Task brief ::
Your task is to give the listing below back word for word, pictures excluded.

* START *

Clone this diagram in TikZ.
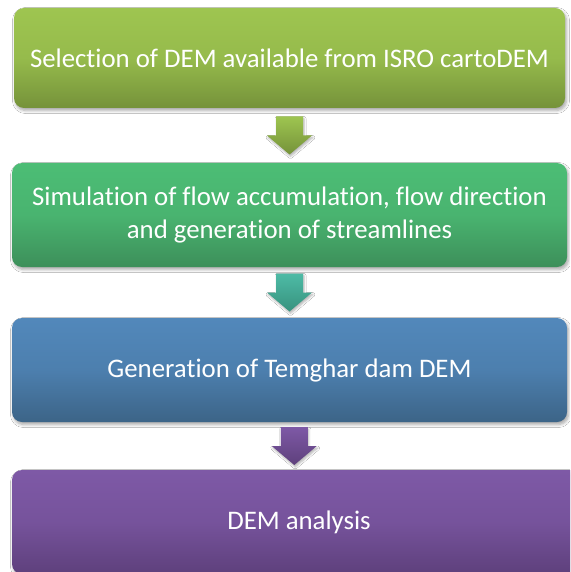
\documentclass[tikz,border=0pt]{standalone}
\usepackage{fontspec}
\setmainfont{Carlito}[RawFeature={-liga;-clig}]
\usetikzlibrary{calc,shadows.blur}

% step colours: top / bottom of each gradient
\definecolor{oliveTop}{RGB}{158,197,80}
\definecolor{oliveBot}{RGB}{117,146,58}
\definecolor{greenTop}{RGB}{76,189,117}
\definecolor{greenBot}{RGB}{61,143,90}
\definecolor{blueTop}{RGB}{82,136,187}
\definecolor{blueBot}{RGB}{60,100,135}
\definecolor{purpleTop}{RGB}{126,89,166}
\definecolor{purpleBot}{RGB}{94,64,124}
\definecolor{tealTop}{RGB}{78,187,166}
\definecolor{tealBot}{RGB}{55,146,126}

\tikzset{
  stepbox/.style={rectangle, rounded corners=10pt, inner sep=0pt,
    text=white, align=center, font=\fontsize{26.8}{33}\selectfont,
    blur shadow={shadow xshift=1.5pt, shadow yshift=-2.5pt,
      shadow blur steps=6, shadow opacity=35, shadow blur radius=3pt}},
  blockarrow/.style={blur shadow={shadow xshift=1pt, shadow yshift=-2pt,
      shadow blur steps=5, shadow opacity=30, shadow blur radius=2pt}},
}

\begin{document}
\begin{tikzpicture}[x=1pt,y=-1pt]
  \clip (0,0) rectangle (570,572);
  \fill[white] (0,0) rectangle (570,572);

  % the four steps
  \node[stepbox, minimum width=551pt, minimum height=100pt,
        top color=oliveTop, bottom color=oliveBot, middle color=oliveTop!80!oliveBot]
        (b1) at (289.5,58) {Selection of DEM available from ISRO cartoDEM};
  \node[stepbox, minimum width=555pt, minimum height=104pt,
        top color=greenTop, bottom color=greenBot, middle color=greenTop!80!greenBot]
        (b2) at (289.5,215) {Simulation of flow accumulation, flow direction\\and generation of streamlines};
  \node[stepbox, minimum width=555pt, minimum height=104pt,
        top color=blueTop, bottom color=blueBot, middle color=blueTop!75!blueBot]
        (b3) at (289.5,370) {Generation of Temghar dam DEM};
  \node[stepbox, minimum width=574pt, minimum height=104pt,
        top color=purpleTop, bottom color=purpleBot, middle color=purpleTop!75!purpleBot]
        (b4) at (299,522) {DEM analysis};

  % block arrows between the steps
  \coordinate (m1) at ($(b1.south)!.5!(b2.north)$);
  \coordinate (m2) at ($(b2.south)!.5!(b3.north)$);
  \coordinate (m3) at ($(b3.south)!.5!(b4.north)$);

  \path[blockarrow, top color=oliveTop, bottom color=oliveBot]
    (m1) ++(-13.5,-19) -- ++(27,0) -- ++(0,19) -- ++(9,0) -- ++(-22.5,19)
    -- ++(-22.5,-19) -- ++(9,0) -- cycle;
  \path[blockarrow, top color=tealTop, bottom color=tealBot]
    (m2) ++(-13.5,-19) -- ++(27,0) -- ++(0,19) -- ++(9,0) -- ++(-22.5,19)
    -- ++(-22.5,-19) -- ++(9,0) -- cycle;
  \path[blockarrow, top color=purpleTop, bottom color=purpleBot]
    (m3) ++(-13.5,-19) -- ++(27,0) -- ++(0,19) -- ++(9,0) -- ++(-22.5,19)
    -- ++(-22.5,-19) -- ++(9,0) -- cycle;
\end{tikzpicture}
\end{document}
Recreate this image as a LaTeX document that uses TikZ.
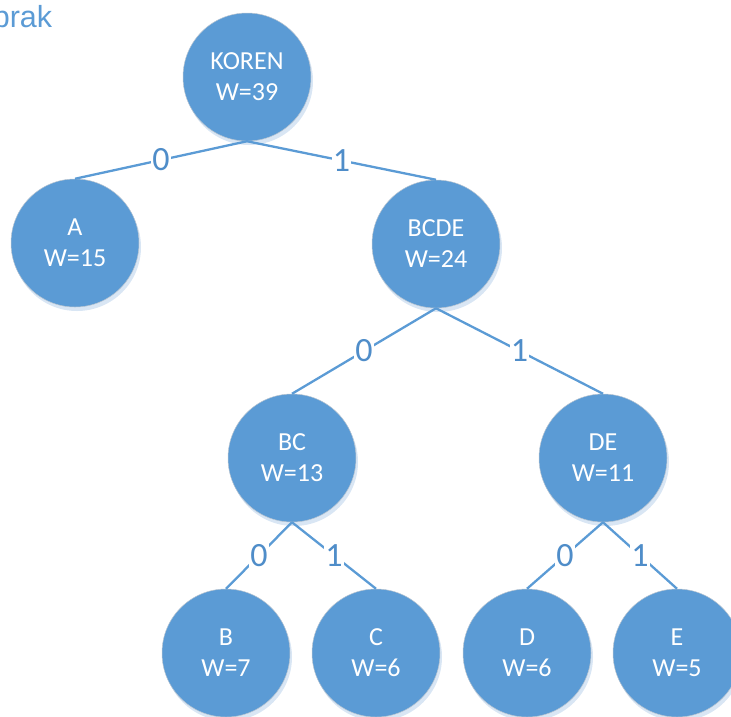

* END *

Expected answer ::
Clone this diagram in TikZ.
\documentclass[tikz,border=0pt]{standalone}
\usepackage{fontspec}
\setmainfont{Carlito}[RawFeature={-liga;-clig}]
\usetikzlibrary{calc,shadows.blur}

% step colours: top / bottom of each gradient
\definecolor{oliveTop}{RGB}{158,197,80}
\definecolor{oliveBot}{RGB}{117,146,58}
\definecolor{greenTop}{RGB}{76,189,117}
\definecolor{greenBot}{RGB}{61,143,90}
\definecolor{blueTop}{RGB}{82,136,187}
\definecolor{blueBot}{RGB}{60,100,135}
\definecolor{purpleTop}{RGB}{126,89,166}
\definecolor{purpleBot}{RGB}{94,64,124}
\definecolor{tealTop}{RGB}{78,187,166}
\definecolor{tealBot}{RGB}{55,146,126}

\tikzset{
  stepbox/.style={rectangle, rounded corners=10pt, inner sep=0pt,
    text=white, align=center, font=\fontsize{26.8}{33}\selectfont,
    blur shadow={shadow xshift=1.5pt, shadow yshift=-2.5pt,
      shadow blur steps=6, shadow opacity=35, shadow blur radius=3pt}},
  blockarrow/.style={blur shadow={shadow xshift=1pt, shadow yshift=-2pt,
      shadow blur steps=5, shadow opacity=30, shadow blur radius=2pt}},
}

\begin{document}
\begin{tikzpicture}[x=1pt,y=-1pt]
  \clip (0,0) rectangle (570,572);
  \fill[white] (0,0) rectangle (570,572);

  % the four steps
  \node[stepbox, minimum width=551pt, minimum height=100pt,
        top color=oliveTop, bottom color=oliveBot, middle color=oliveTop!80!oliveBot]
        (b1) at (289.5,58) {Selection of DEM available from ISRO cartoDEM};
  \node[stepbox, minimum width=555pt, minimum height=104pt,
        top color=greenTop, bottom color=greenBot, middle color=greenTop!80!greenBot]
        (b2) at (289.5,215) {Simulation of flow accumulation, flow direction\\and generation of streamlines};
  \node[stepbox, minimum width=555pt, minimum height=104pt,
        top color=blueTop, bottom color=blueBot, middle color=blueTop!75!blueBot]
        (b3) at (289.5,370) {Generation of Temghar dam DEM};
  \node[stepbox, minimum width=574pt, minimum height=104pt,
        top color=purpleTop, bottom color=purpleBot, middle color=purpleTop!75!purpleBot]
        (b4) at (299,522) {DEM analysis};

  % block arrows between the steps
  \coordinate (m1) at ($(b1.south)!.5!(b2.north)$);
  \coordinate (m2) at ($(b2.south)!.5!(b3.north)$);
  \coordinate (m3) at ($(b3.south)!.5!(b4.north)$);

  \path[blockarrow, top color=oliveTop, bottom color=oliveBot]
    (m1) ++(-13.5,-19) -- ++(27,0) -- ++(0,19) -- ++(9,0) -- ++(-22.5,19)
    -- ++(-22.5,-19) -- ++(9,0) -- cycle;
  \path[blockarrow, top color=tealTop, bottom color=tealBot]
    (m2) ++(-13.5,-19) -- ++(27,0) -- ++(0,19) -- ++(9,0) -- ++(-22.5,19)
    -- ++(-22.5,-19) -- ++(9,0) -- cycle;
  \path[blockarrow, top color=purpleTop, bottom color=purpleBot]
    (m3) ++(-13.5,-19) -- ++(27,0) -- ++(0,19) -- ++(9,0) -- ++(-22.5,19)
    -- ++(-22.5,-19) -- ++(9,0) -- cycle;
\end{tikzpicture}
\end{document}
Recreate this image as a LaTeX document that uses TikZ.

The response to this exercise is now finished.